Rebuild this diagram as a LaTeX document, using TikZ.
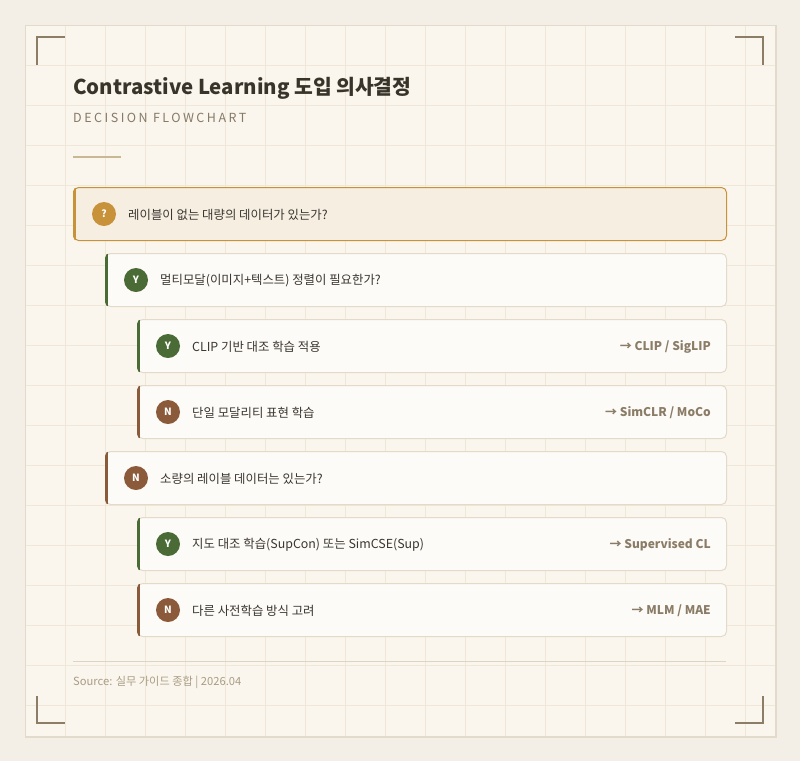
\documentclass[tikz,border=0pt]{standalone}
\usepackage{fontspec}
\setmainfont{Noto Sans CJK KR}
\definecolor{outerbg}{HTML}{F3EFE7}
\definecolor{cardbg}{HTML}{FAF6EE}
\definecolor{cardline}{HTML}{E2DACB}
\definecolor{gridc}{HTML}{EFE7D8}
\definecolor{cornerc}{HTML}{8C7E66}
\definecolor{titlec}{HTML}{38342A}
\definecolor{subc}{HTML}{857A66}
\definecolor{shortc}{HTML}{C9B894}
\definecolor{qfill}{HTML}{F6EEE1}
\definecolor{goldc}{HTML}{C8923A}
\definecolor{boxfill}{HTML}{FDFBF7}
\definecolor{boxline}{HTML}{E3DACA}
\definecolor{greenc}{HTML}{4A6B35}
\definecolor{brownc}{HTML}{8B5A3A}
\definecolor{textc}{HTML}{3A3630}
\definecolor{resc}{HTML}{8A7C66}
\definecolor{footline}{HTML}{DDD4C4}
\definecolor{foottext}{HTML}{A99C84}
\tikzset{
  box/.style={draw=boxline, line width=1pt, fill=boxfill, rounded corners=5pt,
    minimum height=53pt, inner sep=0pt, anchor=north west},
  qbox/.style={box, draw=goldc, fill=qfill},
  badge/.style={circle, minimum size=24pt, inner sep=0pt, text=white,
    font=\fontsize{10}{12}\selectfont\bfseries},
  qtext/.style={anchor=west, inner sep=0pt, text=textc, font=\fontsize{12.4}{14}\selectfont},
  rtext/.style={anchor=east, inner sep=0pt, text=resc, font=\fontsize{12}{14}\selectfont\bfseries},
  corner/.style={draw=cornerc, line width=2pt},
}
\newcommand\accentstrip[2]{%
  \begin{scope}
    \clip[rounded corners=5pt] (#1.north west) rectangle (#1.south east);
    \fill[#2] ([xshift=-1pt,yshift=1pt]#1.north west) rectangle ([xshift=2.5pt,yshift=-1pt]#1.south west);
  \end{scope}}
\begin{document}
\begin{tikzpicture}[x=1pt,y=-1pt]
  \fill[outerbg] (0,0) rectangle (800,761);
  \useasboundingbox (0,0) rectangle (800,761);
  \node[draw=cardline, line width=1pt, fill=cardbg, minimum width=750pt, minimum height=711pt,
        inner sep=0pt, anchor=north west] (card) at (25,25) {};
  \begin{scope}
    \clip (25,25) rectangle (775,736);
    \foreach \x in {65,105,...,745} \draw[gridc, line width=1pt] (\x,25) -- (\x,736);
    \foreach \y in {65,105,...,705} \draw[gridc, line width=1pt] (25,\y) -- (775,\y);
  \end{scope}
  \draw[cardline, line width=1pt] (card.north west) rectangle (card.south east);
  % corners
  \coordinate (c1) at (37,37); \coordinate (c2) at (763,37);
  \coordinate (c3) at (37,723); \coordinate (c4) at (763,723);
  \draw[corner] ([yshift=-28pt]c1) -- (c1) -- ([xshift=28pt]c1);
  \draw[corner] ([xshift=-28pt]c2) -- (c2) -- ([yshift=-28pt]c2);
  \draw[corner] ([yshift=27pt]c3) -- (c3) -- ([xshift=28pt]c3);
  \draw[corner] ([xshift=-28pt]c4) -- (c4) -- ([yshift=27pt]c4);
  % title
  \node[anchor=base west, inner sep=0pt, text=titlec, font=\fontsize{20.4}{24}\selectfont\bfseries]
    (title) at (73,94) {Contrastive Learning 도입 의사결정};
  \node[anchor=base west, inner sep=0pt, text=subc,
        font=\fontsize{12.5}{14}\selectfont\addfontfeatures{LetterSpace=20}]
    (sub) at (73,122) {DECISION FLOWCHART};
  \draw[shortc, line width=2pt] (73,157) coordinate (s0) -- (121,157) coordinate (s1);
  % boxes
  \node[qbox, minimum width=653pt] (b1) at (73,187) {};
  \accentstrip{b1}{goldc}
  \node[box, minimum width=621pt] (b2) at (105,253) {};
  \accentstrip{b2}{greenc}
  \node[box, minimum width=589pt] (b3) at (137,319) {};
  \accentstrip{b3}{greenc}
  \node[box, minimum width=589pt] (b4) at (137,385) {};
  \accentstrip{b4}{brownc}
  \node[box, minimum width=621pt] (b5) at (105,451) {};
  \accentstrip{b5}{brownc}
  \node[box, minimum width=589pt] (b6) at (137,517) {};
  \accentstrip{b6}{greenc}
  \node[box, minimum width=589pt] (b7) at (137,583) {};
  \accentstrip{b7}{brownc}
  % badges
  \node[badge, fill=goldc] (g1) at ([xshift=31pt]b1.west) {?};
  \node[badge, fill=greenc] (g2) at ([xshift=31pt]b2.west) {Y};
  \node[badge, fill=greenc] (g3) at ([xshift=31pt]b3.west) {Y};
  \node[badge, fill=brownc] (g4) at ([xshift=31pt]b4.west) {N};
  \node[badge, fill=brownc] (g5) at ([xshift=31pt]b5.west) {N};
  \node[badge, fill=greenc] (g6) at ([xshift=31pt]b6.west) {Y};
  \node[badge, fill=brownc] (g7) at ([xshift=31pt]b7.west) {N};
  % texts
  \node[qtext] (t1) at ([xshift=55pt,yshift=-0.5pt]b1.west) {레이블이 없는 대량의 데이터가 있는가?};
  \node[qtext] (t2) at ([xshift=55pt,yshift=-0.5pt]b2.west) {멀티모달(이미지+텍스트) 정렬이 필요한가?};
  \node[qtext] (t3) at ([xshift=55pt,yshift=-0.5pt]b3.west) {CLIP 기반 대조 학습 적용};
  \node[qtext] (t4) at ([xshift=55pt,yshift=-0.5pt]b4.west) {단일 모달리티 표현 학습};
  \node[qtext] (t5) at ([xshift=55pt,yshift=-0.5pt]b5.west) {소량의 레이블 데이터는 있는가?};
  \node[qtext] (t6) at ([xshift=55pt,yshift=-0.5pt]b6.west) {지도 대조 학습(SupCon) 또는 SimCSE(Sup)};
  \node[qtext] (t7) at ([xshift=55pt,yshift=-0.5pt]b7.west) {다른 사전학습 방식 고려};
  \node[rtext] (r3) at ([xshift=-16pt,yshift=-0.5pt]b3.east) {→ CLIP / SigLIP};
  \node[rtext] (r4) at ([xshift=-16pt,yshift=-0.5pt]b4.east) {→ SimCLR / MoCo};
  \node[rtext] (r6) at ([xshift=-16pt,yshift=-0.5pt]b6.east) {→ Supervised CL};
  \node[rtext] (r7) at ([xshift=-16pt,yshift=-0.5pt]b7.east) {→ MLM / MAE};
  % footer
  \draw[footline, line width=1pt] (73,661) coordinate (f0) -- (726,661) coordinate (f1);
  \node[anchor=base west, inner sep=0pt, text=foottext, font=\fontsize{11.2}{13}\selectfont]
    (foot) at (73,685) {Source: 실무 가이드 종합 | 2026.04};
\end{tikzpicture}
\end{document}
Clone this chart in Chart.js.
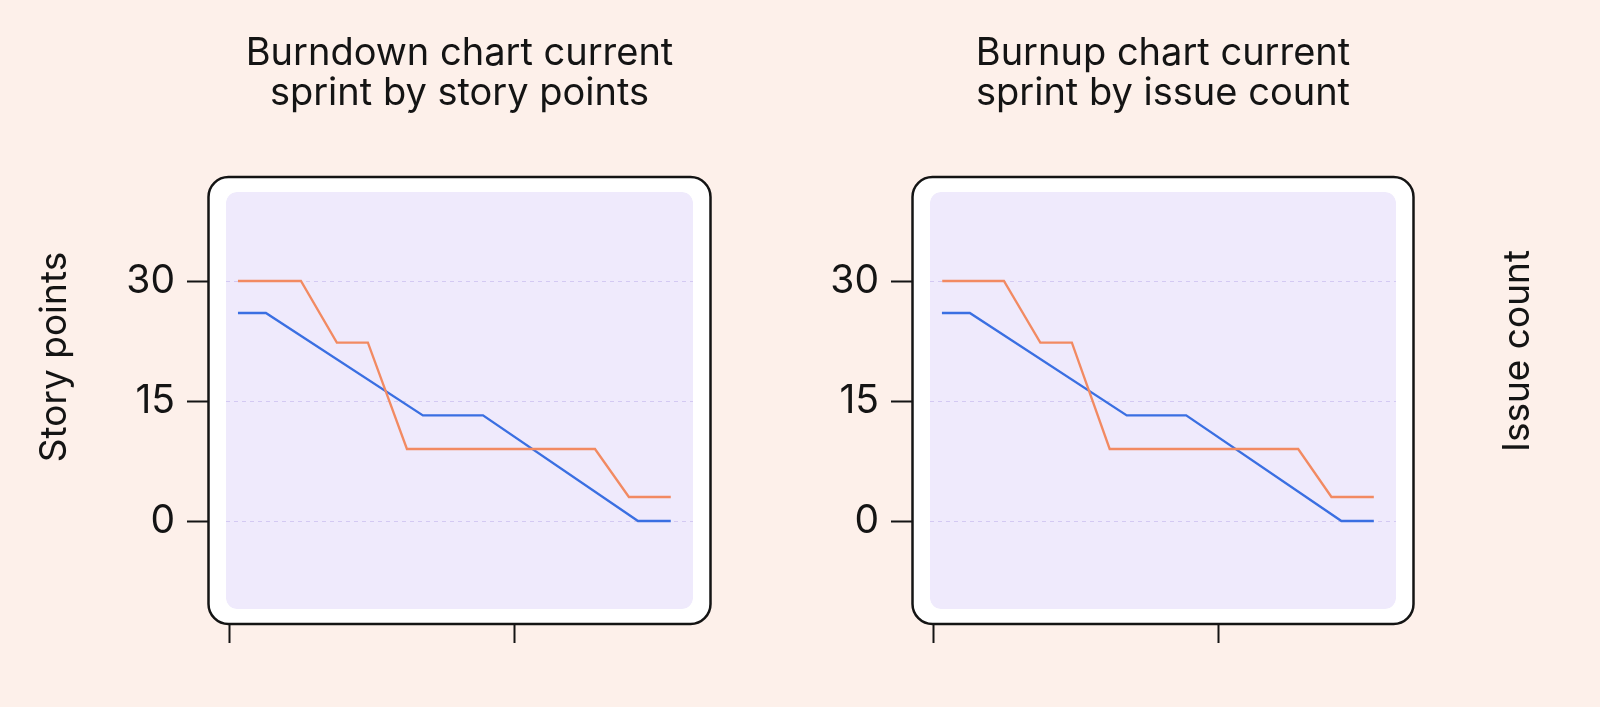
━━━━━━━━━━━━━━━━
_Task statement_: Copy the records above exactly, omitting every picture.

_Written answer_:
Rebuild this diagram as a LaTeX document, using TikZ.
\documentclass[tikz,border=0pt]{standalone}
\usepackage{fontspec}
\setmainfont{Noto Sans CJK KR}
\definecolor{outerbg}{HTML}{F3EFE7}
\definecolor{cardbg}{HTML}{FAF6EE}
\definecolor{cardline}{HTML}{E2DACB}
\definecolor{gridc}{HTML}{EFE7D8}
\definecolor{cornerc}{HTML}{8C7E66}
\definecolor{titlec}{HTML}{38342A}
\definecolor{subc}{HTML}{857A66}
\definecolor{shortc}{HTML}{C9B894}
\definecolor{qfill}{HTML}{F6EEE1}
\definecolor{goldc}{HTML}{C8923A}
\definecolor{boxfill}{HTML}{FDFBF7}
\definecolor{boxline}{HTML}{E3DACA}
\definecolor{greenc}{HTML}{4A6B35}
\definecolor{brownc}{HTML}{8B5A3A}
\definecolor{textc}{HTML}{3A3630}
\definecolor{resc}{HTML}{8A7C66}
\definecolor{footline}{HTML}{DDD4C4}
\definecolor{foottext}{HTML}{A99C84}
\tikzset{
  box/.style={draw=boxline, line width=1pt, fill=boxfill, rounded corners=5pt,
    minimum height=53pt, inner sep=0pt, anchor=north west},
  qbox/.style={box, draw=goldc, fill=qfill},
  badge/.style={circle, minimum size=24pt, inner sep=0pt, text=white,
    font=\fontsize{10}{12}\selectfont\bfseries},
  qtext/.style={anchor=west, inner sep=0pt, text=textc, font=\fontsize{12.4}{14}\selectfont},
  rtext/.style={anchor=east, inner sep=0pt, text=resc, font=\fontsize{12}{14}\selectfont\bfseries},
  corner/.style={draw=cornerc, line width=2pt},
}
\newcommand\accentstrip[2]{%
  \begin{scope}
    \clip[rounded corners=5pt] (#1.north west) rectangle (#1.south east);
    \fill[#2] ([xshift=-1pt,yshift=1pt]#1.north west) rectangle ([xshift=2.5pt,yshift=-1pt]#1.south west);
  \end{scope}}
\begin{document}
\begin{tikzpicture}[x=1pt,y=-1pt]
  \fill[outerbg] (0,0) rectangle (800,761);
  \useasboundingbox (0,0) rectangle (800,761);
  \node[draw=cardline, line width=1pt, fill=cardbg, minimum width=750pt, minimum height=711pt,
        inner sep=0pt, anchor=north west] (card) at (25,25) {};
  \begin{scope}
    \clip (25,25) rectangle (775,736);
    \foreach \x in {65,105,...,745} \draw[gridc, line width=1pt] (\x,25) -- (\x,736);
    \foreach \y in {65,105,...,705} \draw[gridc, line width=1pt] (25,\y) -- (775,\y);
  \end{scope}
  \draw[cardline, line width=1pt] (card.north west) rectangle (card.south east);
  % corners
  \coordinate (c1) at (37,37); \coordinate (c2) at (763,37);
  \coordinate (c3) at (37,723); \coordinate (c4) at (763,723);
  \draw[corner] ([yshift=-28pt]c1) -- (c1) -- ([xshift=28pt]c1);
  \draw[corner] ([xshift=-28pt]c2) -- (c2) -- ([yshift=-28pt]c2);
  \draw[corner] ([yshift=27pt]c3) -- (c3) -- ([xshift=28pt]c3);
  \draw[corner] ([xshift=-28pt]c4) -- (c4) -- ([yshift=27pt]c4);
  % title
  \node[anchor=base west, inner sep=0pt, text=titlec, font=\fontsize{20.4}{24}\selectfont\bfseries]
    (title) at (73,94) {Contrastive Learning 도입 의사결정};
  \node[anchor=base west, inner sep=0pt, text=subc,
        font=\fontsize{12.5}{14}\selectfont\addfontfeatures{LetterSpace=20}]
    (sub) at (73,122) {DECISION FLOWCHART};
  \draw[shortc, line width=2pt] (73,157) coordinate (s0) -- (121,157) coordinate (s1);
  % boxes
  \node[qbox, minimum width=653pt] (b1) at (73,187) {};
  \accentstrip{b1}{goldc}
  \node[box, minimum width=621pt] (b2) at (105,253) {};
  \accentstrip{b2}{greenc}
  \node[box, minimum width=589pt] (b3) at (137,319) {};
  \accentstrip{b3}{greenc}
  \node[box, minimum width=589pt] (b4) at (137,385) {};
  \accentstrip{b4}{brownc}
  \node[box, minimum width=621pt] (b5) at (105,451) {};
  \accentstrip{b5}{brownc}
  \node[box, minimum width=589pt] (b6) at (137,517) {};
  \accentstrip{b6}{greenc}
  \node[box, minimum width=589pt] (b7) at (137,583) {};
  \accentstrip{b7}{brownc}
  % badges
  \node[badge, fill=goldc] (g1) at ([xshift=31pt]b1.west) {?};
  \node[badge, fill=greenc] (g2) at ([xshift=31pt]b2.west) {Y};
  \node[badge, fill=greenc] (g3) at ([xshift=31pt]b3.west) {Y};
  \node[badge, fill=brownc] (g4) at ([xshift=31pt]b4.west) {N};
  \node[badge, fill=brownc] (g5) at ([xshift=31pt]b5.west) {N};
  \node[badge, fill=greenc] (g6) at ([xshift=31pt]b6.west) {Y};
  \node[badge, fill=brownc] (g7) at ([xshift=31pt]b7.west) {N};
  % texts
  \node[qtext] (t1) at ([xshift=55pt,yshift=-0.5pt]b1.west) {레이블이 없는 대량의 데이터가 있는가?};
  \node[qtext] (t2) at ([xshift=55pt,yshift=-0.5pt]b2.west) {멀티모달(이미지+텍스트) 정렬이 필요한가?};
  \node[qtext] (t3) at ([xshift=55pt,yshift=-0.5pt]b3.west) {CLIP 기반 대조 학습 적용};
  \node[qtext] (t4) at ([xshift=55pt,yshift=-0.5pt]b4.west) {단일 모달리티 표현 학습};
  \node[qtext] (t5) at ([xshift=55pt,yshift=-0.5pt]b5.west) {소량의 레이블 데이터는 있는가?};
  \node[qtext] (t6) at ([xshift=55pt,yshift=-0.5pt]b6.west) {지도 대조 학습(SupCon) 또는 SimCSE(Sup)};
  \node[qtext] (t7) at ([xshift=55pt,yshift=-0.5pt]b7.west) {다른 사전학습 방식 고려};
  \node[rtext] (r3) at ([xshift=-16pt,yshift=-0.5pt]b3.east) {→ CLIP / SigLIP};
  \node[rtext] (r4) at ([xshift=-16pt,yshift=-0.5pt]b4.east) {→ SimCLR / MoCo};
  \node[rtext] (r6) at ([xshift=-16pt,yshift=-0.5pt]b6.east) {→ Supervised CL};
  \node[rtext] (r7) at ([xshift=-16pt,yshift=-0.5pt]b7.east) {→ MLM / MAE};
  % footer
  \draw[footline, line width=1pt] (73,661) coordinate (f0) -- (726,661) coordinate (f1);
  \node[anchor=base west, inner sep=0pt, text=foottext, font=\fontsize{11.2}{13}\selectfont]
    (foot) at (73,685) {Source: 실무 가이드 종합 | 2026.04};
\end{tikzpicture}
\end{document}
Clone this chart in Chart.js.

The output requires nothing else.